Anyway, I was wondering if it might be worthwhile to do something like:
As GSA proxy Scraper runs, and individual proxies are found to be working or not working with different search engines on scraping with SER, serve only those proxies that have NOT yet shown to be not working with a certain SE. So, the default for a proxy would be to serve that proxy unless specifically banned.
I know this might slow things down a lot? So just sharing for fun.
Maybe SER might use a second port for each assigned working port, communicating on the second pair of each port to PS what SE that first port in the pair SER is trying to scrape, and if it's successful. So, a port to use as usual, and a second to use to keep track of SEs so PS can set a bit for each SE, storing that with other characteristics of each proxy.

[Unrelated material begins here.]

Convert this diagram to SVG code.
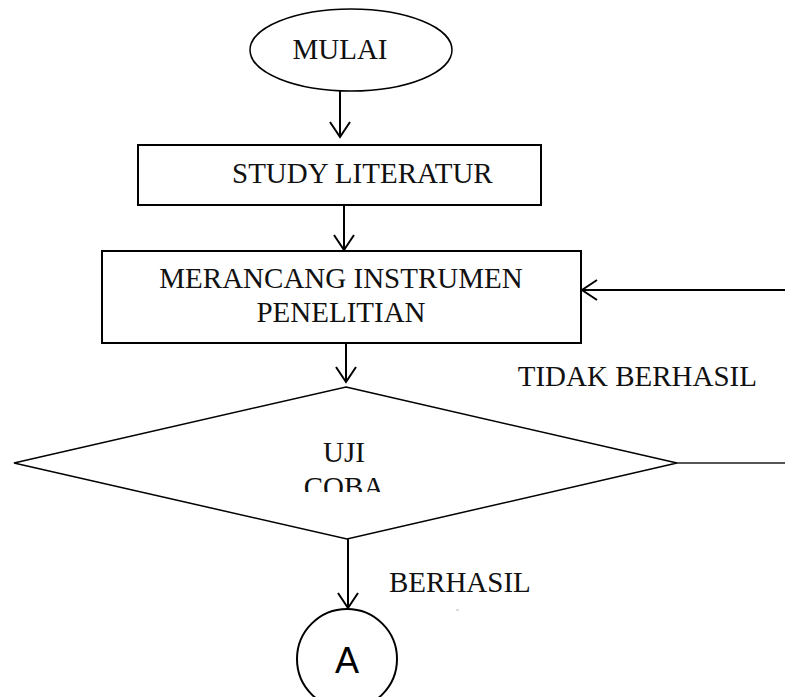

At the same time, if a proxy starts to fail on scraping with a certain SE (where it either has been marked as working before, or just never tested against that SE), the second port could be used to send data back to PS that that particular proxy is no longer good for that SE.
Of course, as PS tests proxies against SEs, that data can be used as well.
It's just that SER gets valuable data every time a proxy fails/shows as blocked on a certain SE, so why waste that?
Like other functions, the proxies can be set to be removed on 1, 2, or other number of fails.
This second channel to communicate current proxy's SE being scraped could also be used with tests that are done by PS byh user (or automatically) against SEs. Again, the data is there, and there would be a higher accuracy for which proxies to serve for which SEs.
Sven, is the doable? Is it worthwhile? Would it slow things down immensely? Is the loss in speed worth the gain not serving proxies that have been found to be unusable, either by PS test or during actual project runs of SER?
Have a great weekend, everyone.
Hmm..I guess for this to work, SER would also have to inform PS when a port is being used for scraping, and if so, which SE so only the non-failed/blocked proxies will be served.